__TASK DETAILS__. Below is a block of records: output all of them exactly and leave out the pictures.

START INPUT ROWS

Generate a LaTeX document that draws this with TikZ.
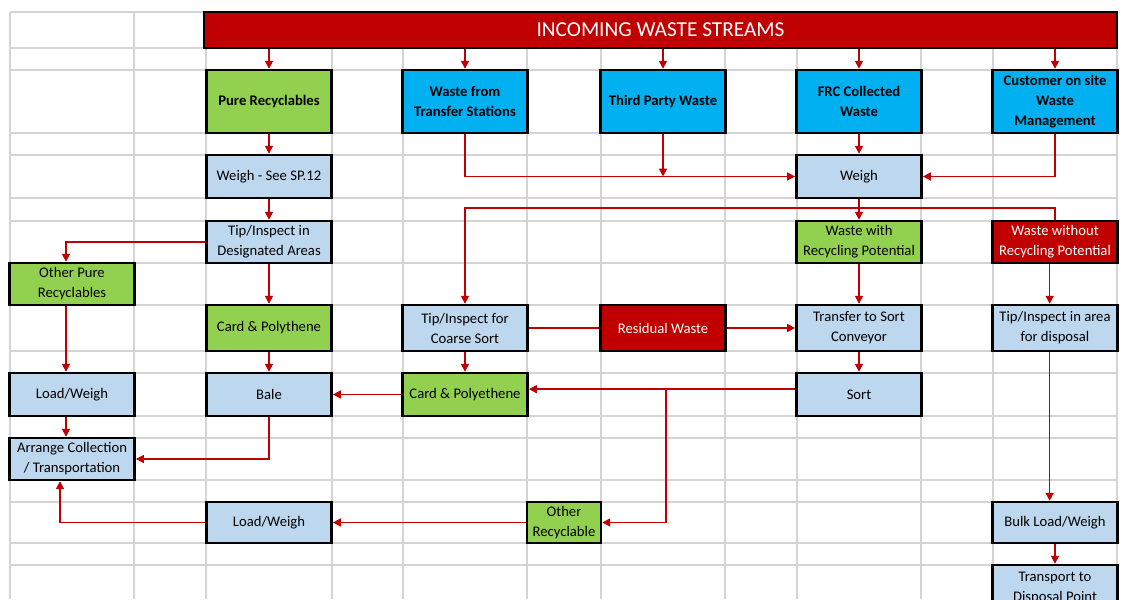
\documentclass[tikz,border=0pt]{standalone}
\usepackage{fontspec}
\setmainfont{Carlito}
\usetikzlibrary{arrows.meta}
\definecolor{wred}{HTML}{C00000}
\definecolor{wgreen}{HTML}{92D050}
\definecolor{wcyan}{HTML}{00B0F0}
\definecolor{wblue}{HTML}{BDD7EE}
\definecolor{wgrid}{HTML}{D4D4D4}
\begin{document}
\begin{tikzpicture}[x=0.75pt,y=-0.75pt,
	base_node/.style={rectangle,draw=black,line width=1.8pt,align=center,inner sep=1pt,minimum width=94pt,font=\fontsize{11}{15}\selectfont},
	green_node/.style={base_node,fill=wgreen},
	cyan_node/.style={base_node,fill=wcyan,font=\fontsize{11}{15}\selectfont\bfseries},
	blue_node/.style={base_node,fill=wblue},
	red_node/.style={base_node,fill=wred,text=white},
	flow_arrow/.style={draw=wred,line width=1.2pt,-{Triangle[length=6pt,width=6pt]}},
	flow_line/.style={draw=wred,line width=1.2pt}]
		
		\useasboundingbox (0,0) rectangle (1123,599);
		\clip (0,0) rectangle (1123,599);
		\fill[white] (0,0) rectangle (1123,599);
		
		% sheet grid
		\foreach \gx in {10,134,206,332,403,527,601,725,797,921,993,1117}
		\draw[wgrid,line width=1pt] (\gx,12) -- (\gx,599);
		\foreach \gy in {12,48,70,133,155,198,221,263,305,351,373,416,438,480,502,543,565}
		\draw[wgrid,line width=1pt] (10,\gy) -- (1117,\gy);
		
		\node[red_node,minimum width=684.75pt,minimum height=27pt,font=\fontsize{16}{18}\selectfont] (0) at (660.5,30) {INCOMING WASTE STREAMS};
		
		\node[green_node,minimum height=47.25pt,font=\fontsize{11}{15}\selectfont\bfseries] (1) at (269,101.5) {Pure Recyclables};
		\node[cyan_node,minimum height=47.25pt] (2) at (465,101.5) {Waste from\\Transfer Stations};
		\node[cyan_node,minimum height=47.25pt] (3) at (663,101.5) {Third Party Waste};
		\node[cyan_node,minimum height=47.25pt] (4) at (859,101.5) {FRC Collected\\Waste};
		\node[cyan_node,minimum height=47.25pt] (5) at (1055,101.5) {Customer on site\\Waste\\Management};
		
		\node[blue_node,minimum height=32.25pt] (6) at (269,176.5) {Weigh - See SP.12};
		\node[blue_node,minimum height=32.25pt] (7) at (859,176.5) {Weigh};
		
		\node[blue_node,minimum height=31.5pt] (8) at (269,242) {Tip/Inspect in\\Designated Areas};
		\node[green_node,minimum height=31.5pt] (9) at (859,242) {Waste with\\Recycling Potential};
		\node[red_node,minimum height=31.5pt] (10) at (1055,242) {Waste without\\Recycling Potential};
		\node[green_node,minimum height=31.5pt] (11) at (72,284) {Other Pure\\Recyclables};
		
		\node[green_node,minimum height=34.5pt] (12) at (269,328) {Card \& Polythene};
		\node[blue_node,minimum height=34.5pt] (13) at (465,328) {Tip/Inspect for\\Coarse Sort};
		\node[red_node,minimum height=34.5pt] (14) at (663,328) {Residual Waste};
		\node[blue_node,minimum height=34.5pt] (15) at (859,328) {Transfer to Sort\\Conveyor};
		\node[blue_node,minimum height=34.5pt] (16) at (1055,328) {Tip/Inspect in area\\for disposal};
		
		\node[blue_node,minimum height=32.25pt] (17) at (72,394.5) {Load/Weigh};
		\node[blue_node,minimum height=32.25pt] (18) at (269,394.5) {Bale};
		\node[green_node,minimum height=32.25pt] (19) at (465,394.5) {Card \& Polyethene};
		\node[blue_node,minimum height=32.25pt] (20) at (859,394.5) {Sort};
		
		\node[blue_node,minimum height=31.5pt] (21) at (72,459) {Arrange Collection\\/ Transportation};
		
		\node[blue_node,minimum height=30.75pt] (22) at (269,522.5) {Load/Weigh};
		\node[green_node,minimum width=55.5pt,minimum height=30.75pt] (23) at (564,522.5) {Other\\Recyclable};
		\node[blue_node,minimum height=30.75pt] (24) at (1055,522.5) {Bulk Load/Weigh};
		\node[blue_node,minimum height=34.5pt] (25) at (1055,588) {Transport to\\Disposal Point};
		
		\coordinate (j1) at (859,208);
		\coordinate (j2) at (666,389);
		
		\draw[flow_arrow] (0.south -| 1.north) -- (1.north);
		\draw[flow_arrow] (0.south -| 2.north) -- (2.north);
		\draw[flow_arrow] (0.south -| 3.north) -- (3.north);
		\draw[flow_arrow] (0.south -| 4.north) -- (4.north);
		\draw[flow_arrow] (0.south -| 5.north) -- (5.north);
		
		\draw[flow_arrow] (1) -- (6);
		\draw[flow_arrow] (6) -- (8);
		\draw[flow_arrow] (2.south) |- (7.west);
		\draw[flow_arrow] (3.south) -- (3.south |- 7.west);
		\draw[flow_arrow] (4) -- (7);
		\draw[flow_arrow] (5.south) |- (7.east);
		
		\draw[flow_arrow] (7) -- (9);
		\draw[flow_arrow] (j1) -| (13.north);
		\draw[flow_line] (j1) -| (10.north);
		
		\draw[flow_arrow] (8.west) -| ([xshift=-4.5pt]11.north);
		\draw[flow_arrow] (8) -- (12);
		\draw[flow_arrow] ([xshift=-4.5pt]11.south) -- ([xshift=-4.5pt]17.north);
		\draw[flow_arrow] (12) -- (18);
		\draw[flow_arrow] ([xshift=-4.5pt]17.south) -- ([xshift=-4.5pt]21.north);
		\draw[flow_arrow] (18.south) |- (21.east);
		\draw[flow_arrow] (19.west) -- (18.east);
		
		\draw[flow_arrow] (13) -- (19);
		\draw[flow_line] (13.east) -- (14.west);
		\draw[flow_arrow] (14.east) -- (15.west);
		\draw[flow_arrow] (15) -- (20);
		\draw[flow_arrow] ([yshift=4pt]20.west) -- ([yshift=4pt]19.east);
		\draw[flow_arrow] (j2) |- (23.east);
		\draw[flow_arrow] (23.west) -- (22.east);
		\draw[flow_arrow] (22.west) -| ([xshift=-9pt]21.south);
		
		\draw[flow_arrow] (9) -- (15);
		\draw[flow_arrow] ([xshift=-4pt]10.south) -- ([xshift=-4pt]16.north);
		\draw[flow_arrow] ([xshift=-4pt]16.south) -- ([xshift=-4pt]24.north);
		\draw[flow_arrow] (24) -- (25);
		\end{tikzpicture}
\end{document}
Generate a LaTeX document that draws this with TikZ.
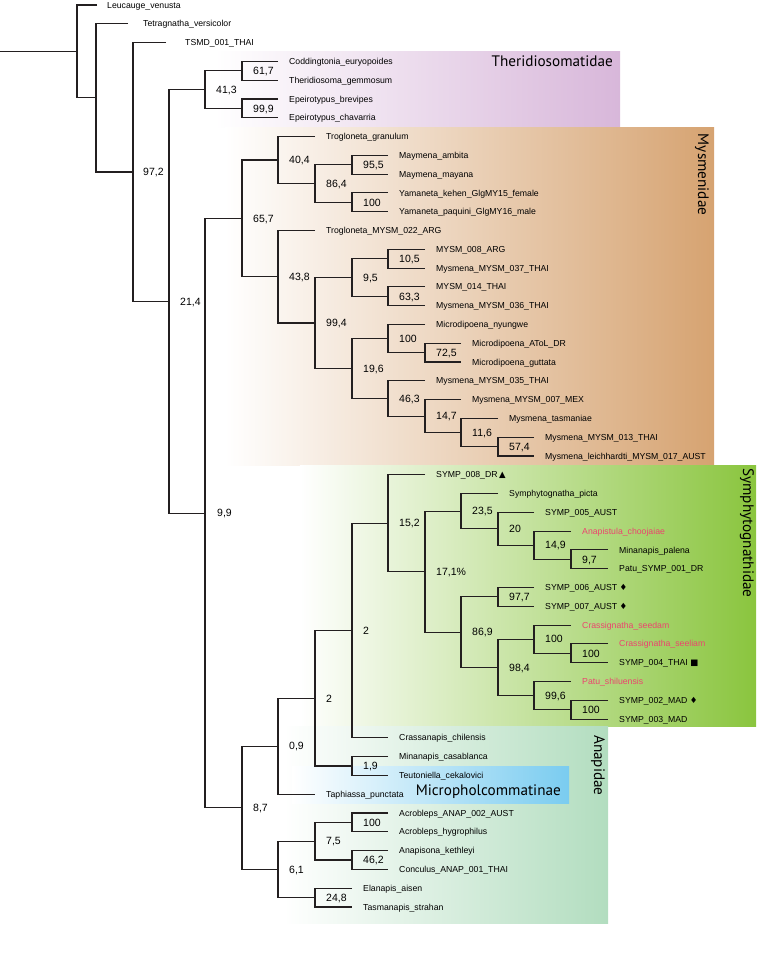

END INPUT ROWS

__ANSWER BELOW__.
Generate a LaTeX document that draws this with TikZ.
\documentclass[tikz,border=0pt]{standalone}
\usepackage{fontspec}
\setmainfont{Carlito}
\usetikzlibrary{arrows.meta}
\definecolor{wred}{HTML}{C00000}
\definecolor{wgreen}{HTML}{92D050}
\definecolor{wcyan}{HTML}{00B0F0}
\definecolor{wblue}{HTML}{BDD7EE}
\definecolor{wgrid}{HTML}{D4D4D4}
\begin{document}
\begin{tikzpicture}[x=0.75pt,y=-0.75pt,
	base_node/.style={rectangle,draw=black,line width=1.8pt,align=center,inner sep=1pt,minimum width=94pt,font=\fontsize{11}{15}\selectfont},
	green_node/.style={base_node,fill=wgreen},
	cyan_node/.style={base_node,fill=wcyan,font=\fontsize{11}{15}\selectfont\bfseries},
	blue_node/.style={base_node,fill=wblue},
	red_node/.style={base_node,fill=wred,text=white},
	flow_arrow/.style={draw=wred,line width=1.2pt,-{Triangle[length=6pt,width=6pt]}},
	flow_line/.style={draw=wred,line width=1.2pt}]
		
		\useasboundingbox (0,0) rectangle (1123,599);
		\clip (0,0) rectangle (1123,599);
		\fill[white] (0,0) rectangle (1123,599);
		
		% sheet grid
		\foreach \gx in {10,134,206,332,403,527,601,725,797,921,993,1117}
		\draw[wgrid,line width=1pt] (\gx,12) -- (\gx,599);
		\foreach \gy in {12,48,70,133,155,198,221,263,305,351,373,416,438,480,502,543,565}
		\draw[wgrid,line width=1pt] (10,\gy) -- (1117,\gy);
		
		\node[red_node,minimum width=684.75pt,minimum height=27pt,font=\fontsize{16}{18}\selectfont] (0) at (660.5,30) {INCOMING WASTE STREAMS};
		
		\node[green_node,minimum height=47.25pt,font=\fontsize{11}{15}\selectfont\bfseries] (1) at (269,101.5) {Pure Recyclables};
		\node[cyan_node,minimum height=47.25pt] (2) at (465,101.5) {Waste from\\Transfer Stations};
		\node[cyan_node,minimum height=47.25pt] (3) at (663,101.5) {Third Party Waste};
		\node[cyan_node,minimum height=47.25pt] (4) at (859,101.5) {FRC Collected\\Waste};
		\node[cyan_node,minimum height=47.25pt] (5) at (1055,101.5) {Customer on site\\Waste\\Management};
		
		\node[blue_node,minimum height=32.25pt] (6) at (269,176.5) {Weigh - See SP.12};
		\node[blue_node,minimum height=32.25pt] (7) at (859,176.5) {Weigh};
		
		\node[blue_node,minimum height=31.5pt] (8) at (269,242) {Tip/Inspect in\\Designated Areas};
		\node[green_node,minimum height=31.5pt] (9) at (859,242) {Waste with\\Recycling Potential};
		\node[red_node,minimum height=31.5pt] (10) at (1055,242) {Waste without\\Recycling Potential};
		\node[green_node,minimum height=31.5pt] (11) at (72,284) {Other Pure\\Recyclables};
		
		\node[green_node,minimum height=34.5pt] (12) at (269,328) {Card \& Polythene};
		\node[blue_node,minimum height=34.5pt] (13) at (465,328) {Tip/Inspect for\\Coarse Sort};
		\node[red_node,minimum height=34.5pt] (14) at (663,328) {Residual Waste};
		\node[blue_node,minimum height=34.5pt] (15) at (859,328) {Transfer to Sort\\Conveyor};
		\node[blue_node,minimum height=34.5pt] (16) at (1055,328) {Tip/Inspect in area\\for disposal};
		
		\node[blue_node,minimum height=32.25pt] (17) at (72,394.5) {Load/Weigh};
		\node[blue_node,minimum height=32.25pt] (18) at (269,394.5) {Bale};
		\node[green_node,minimum height=32.25pt] (19) at (465,394.5) {Card \& Polyethene};
		\node[blue_node,minimum height=32.25pt] (20) at (859,394.5) {Sort};
		
		\node[blue_node,minimum height=31.5pt] (21) at (72,459) {Arrange Collection\\/ Transportation};
		
		\node[blue_node,minimum height=30.75pt] (22) at (269,522.5) {Load/Weigh};
		\node[green_node,minimum width=55.5pt,minimum height=30.75pt] (23) at (564,522.5) {Other\\Recyclable};
		\node[blue_node,minimum height=30.75pt] (24) at (1055,522.5) {Bulk Load/Weigh};
		\node[blue_node,minimum height=34.5pt] (25) at (1055,588) {Transport to\\Disposal Point};
		
		\coordinate (j1) at (859,208);
		\coordinate (j2) at (666,389);
		
		\draw[flow_arrow] (0.south -| 1.north) -- (1.north);
		\draw[flow_arrow] (0.south -| 2.north) -- (2.north);
		\draw[flow_arrow] (0.south -| 3.north) -- (3.north);
		\draw[flow_arrow] (0.south -| 4.north) -- (4.north);
		\draw[flow_arrow] (0.south -| 5.north) -- (5.north);
		
		\draw[flow_arrow] (1) -- (6);
		\draw[flow_arrow] (6) -- (8);
		\draw[flow_arrow] (2.south) |- (7.west);
		\draw[flow_arrow] (3.south) -- (3.south |- 7.west);
		\draw[flow_arrow] (4) -- (7);
		\draw[flow_arrow] (5.south) |- (7.east);
		
		\draw[flow_arrow] (7) -- (9);
		\draw[flow_arrow] (j1) -| (13.north);
		\draw[flow_line] (j1) -| (10.north);
		
		\draw[flow_arrow] (8.west) -| ([xshift=-4.5pt]11.north);
		\draw[flow_arrow] (8) -- (12);
		\draw[flow_arrow] ([xshift=-4.5pt]11.south) -- ([xshift=-4.5pt]17.north);
		\draw[flow_arrow] (12) -- (18);
		\draw[flow_arrow] ([xshift=-4.5pt]17.south) -- ([xshift=-4.5pt]21.north);
		\draw[flow_arrow] (18.south) |- (21.east);
		\draw[flow_arrow] (19.west) -- (18.east);
		
		\draw[flow_arrow] (13) -- (19);
		\draw[flow_line] (13.east) -- (14.west);
		\draw[flow_arrow] (14.east) -- (15.west);
		\draw[flow_arrow] (15) -- (20);
		\draw[flow_arrow] ([yshift=4pt]20.west) -- ([yshift=4pt]19.east);
		\draw[flow_arrow] (j2) |- (23.east);
		\draw[flow_arrow] (23.west) -- (22.east);
		\draw[flow_arrow] (22.west) -| ([xshift=-9pt]21.south);
		
		\draw[flow_arrow] (9) -- (15);
		\draw[flow_arrow] ([xshift=-4pt]10.south) -- ([xshift=-4pt]16.north);
		\draw[flow_arrow] ([xshift=-4pt]16.south) -- ([xshift=-4pt]24.north);
		\draw[flow_arrow] (24) -- (25);
		\end{tikzpicture}
\end{document}
Generate a LaTeX document that draws this with TikZ.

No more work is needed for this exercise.